> [Given information]:
** BEGIN **

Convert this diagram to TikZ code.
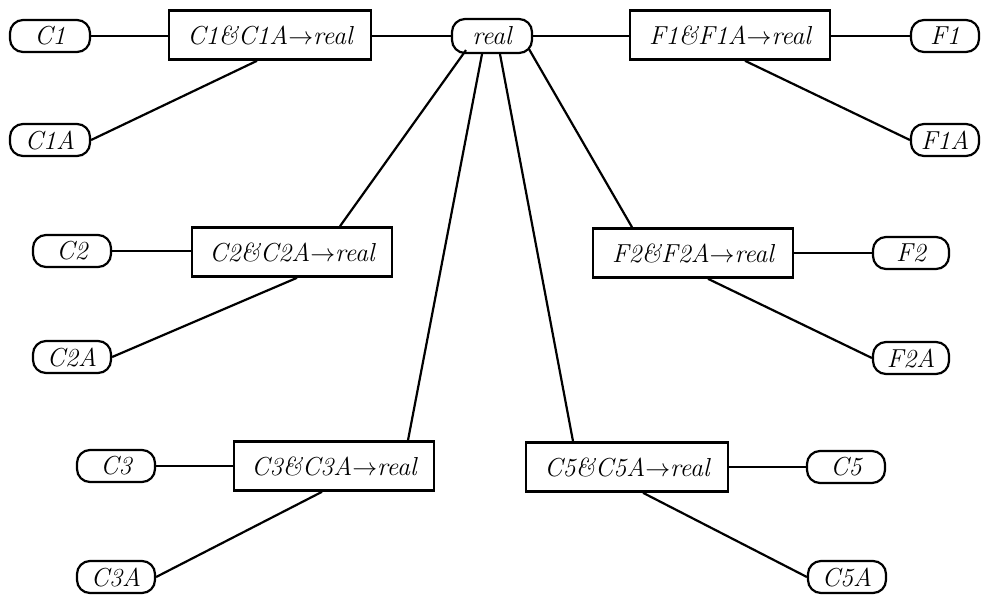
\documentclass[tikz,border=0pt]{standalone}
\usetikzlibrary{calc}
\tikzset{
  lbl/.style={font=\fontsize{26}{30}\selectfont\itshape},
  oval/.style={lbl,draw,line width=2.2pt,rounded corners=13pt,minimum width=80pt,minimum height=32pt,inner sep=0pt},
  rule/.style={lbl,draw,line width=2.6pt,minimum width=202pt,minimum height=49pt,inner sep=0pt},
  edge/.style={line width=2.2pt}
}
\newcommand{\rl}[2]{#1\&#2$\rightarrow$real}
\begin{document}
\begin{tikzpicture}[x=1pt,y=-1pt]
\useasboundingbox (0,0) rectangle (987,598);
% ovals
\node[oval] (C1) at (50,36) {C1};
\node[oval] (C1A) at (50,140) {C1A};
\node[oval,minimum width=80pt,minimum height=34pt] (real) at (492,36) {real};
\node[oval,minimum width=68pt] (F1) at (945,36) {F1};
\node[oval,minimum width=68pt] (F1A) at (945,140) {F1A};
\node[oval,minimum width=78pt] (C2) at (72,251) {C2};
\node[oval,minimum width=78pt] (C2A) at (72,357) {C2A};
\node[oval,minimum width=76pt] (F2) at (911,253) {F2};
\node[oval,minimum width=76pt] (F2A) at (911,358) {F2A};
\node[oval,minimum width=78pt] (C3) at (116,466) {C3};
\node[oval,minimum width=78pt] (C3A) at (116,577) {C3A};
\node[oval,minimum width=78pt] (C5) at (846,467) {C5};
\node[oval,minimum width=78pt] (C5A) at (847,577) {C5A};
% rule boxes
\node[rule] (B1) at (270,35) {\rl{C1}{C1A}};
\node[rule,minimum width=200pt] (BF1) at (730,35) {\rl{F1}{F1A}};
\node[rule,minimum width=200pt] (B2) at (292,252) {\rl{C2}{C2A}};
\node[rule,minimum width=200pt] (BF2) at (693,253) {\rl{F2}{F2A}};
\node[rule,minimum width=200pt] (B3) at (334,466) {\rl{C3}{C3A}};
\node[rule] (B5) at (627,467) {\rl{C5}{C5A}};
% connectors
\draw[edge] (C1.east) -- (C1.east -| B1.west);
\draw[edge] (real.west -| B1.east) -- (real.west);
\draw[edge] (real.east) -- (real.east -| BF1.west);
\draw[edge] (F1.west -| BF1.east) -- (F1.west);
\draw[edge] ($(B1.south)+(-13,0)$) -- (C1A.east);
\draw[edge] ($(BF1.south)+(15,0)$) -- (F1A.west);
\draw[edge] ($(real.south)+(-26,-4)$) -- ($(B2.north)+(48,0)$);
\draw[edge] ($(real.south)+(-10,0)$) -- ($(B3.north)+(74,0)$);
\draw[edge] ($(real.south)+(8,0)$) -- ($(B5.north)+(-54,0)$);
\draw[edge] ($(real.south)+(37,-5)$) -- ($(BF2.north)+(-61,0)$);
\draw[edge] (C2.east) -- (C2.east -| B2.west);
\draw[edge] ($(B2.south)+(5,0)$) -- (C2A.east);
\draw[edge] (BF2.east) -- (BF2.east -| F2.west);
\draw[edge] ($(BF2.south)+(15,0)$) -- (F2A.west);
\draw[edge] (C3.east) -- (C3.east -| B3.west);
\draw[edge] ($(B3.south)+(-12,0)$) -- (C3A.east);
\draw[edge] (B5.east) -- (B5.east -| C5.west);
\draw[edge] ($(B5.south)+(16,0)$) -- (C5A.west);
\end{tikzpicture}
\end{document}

** END **

> [Short problem]: The material above must be printed exactly, with its pictures left out.

> [Output below]:
Convert this diagram to TikZ code.
\documentclass[tikz,border=0pt]{standalone}
\usetikzlibrary{calc}
\tikzset{
  lbl/.style={font=\fontsize{26}{30}\selectfont\itshape},
  oval/.style={lbl,draw,line width=2.2pt,rounded corners=13pt,minimum width=80pt,minimum height=32pt,inner sep=0pt},
  rule/.style={lbl,draw,line width=2.6pt,minimum width=202pt,minimum height=49pt,inner sep=0pt},
  edge/.style={line width=2.2pt}
}
\newcommand{\rl}[2]{#1\&#2$\rightarrow$real}
\begin{document}
\begin{tikzpicture}[x=1pt,y=-1pt]
\useasboundingbox (0,0) rectangle (987,598);
% ovals
\node[oval] (C1) at (50,36) {C1};
\node[oval] (C1A) at (50,140) {C1A};
\node[oval,minimum width=80pt,minimum height=34pt] (real) at (492,36) {real};
\node[oval,minimum width=68pt] (F1) at (945,36) {F1};
\node[oval,minimum width=68pt] (F1A) at (945,140) {F1A};
\node[oval,minimum width=78pt] (C2) at (72,251) {C2};
\node[oval,minimum width=78pt] (C2A) at (72,357) {C2A};
\node[oval,minimum width=76pt] (F2) at (911,253) {F2};
\node[oval,minimum width=76pt] (F2A) at (911,358) {F2A};
\node[oval,minimum width=78pt] (C3) at (116,466) {C3};
\node[oval,minimum width=78pt] (C3A) at (116,577) {C3A};
\node[oval,minimum width=78pt] (C5) at (846,467) {C5};
\node[oval,minimum width=78pt] (C5A) at (847,577) {C5A};
% rule boxes
\node[rule] (B1) at (270,35) {\rl{C1}{C1A}};
\node[rule,minimum width=200pt] (BF1) at (730,35) {\rl{F1}{F1A}};
\node[rule,minimum width=200pt] (B2) at (292,252) {\rl{C2}{C2A}};
\node[rule,minimum width=200pt] (BF2) at (693,253) {\rl{F2}{F2A}};
\node[rule,minimum width=200pt] (B3) at (334,466) {\rl{C3}{C3A}};
\node[rule] (B5) at (627,467) {\rl{C5}{C5A}};
% connectors
\draw[edge] (C1.east) -- (C1.east -| B1.west);
\draw[edge] (real.west -| B1.east) -- (real.west);
\draw[edge] (real.east) -- (real.east -| BF1.west);
\draw[edge] (F1.west -| BF1.east) -- (F1.west);
\draw[edge] ($(B1.south)+(-13,0)$) -- (C1A.east);
\draw[edge] ($(BF1.south)+(15,0)$) -- (F1A.west);
\draw[edge] ($(real.south)+(-26,-4)$) -- ($(B2.north)+(48,0)$);
\draw[edge] ($(real.south)+(-10,0)$) -- ($(B3.north)+(74,0)$);
\draw[edge] ($(real.south)+(8,0)$) -- ($(B5.north)+(-54,0)$);
\draw[edge] ($(real.south)+(37,-5)$) -- ($(BF2.north)+(-61,0)$);
\draw[edge] (C2.east) -- (C2.east -| B2.west);
\draw[edge] ($(B2.south)+(5,0)$) -- (C2A.east);
\draw[edge] (BF2.east) -- (BF2.east -| F2.west);
\draw[edge] ($(BF2.south)+(15,0)$) -- (F2A.west);
\draw[edge] (C3.east) -- (C3.east -| B3.west);
\draw[edge] ($(B3.south)+(-12,0)$) -- (C3A.east);
\draw[edge] (B5.east) -- (B5.east -| C5.west);
\draw[edge] ($(B5.south)+(16,0)$) -- (C5A.west);
\end{tikzpicture}
\end{document}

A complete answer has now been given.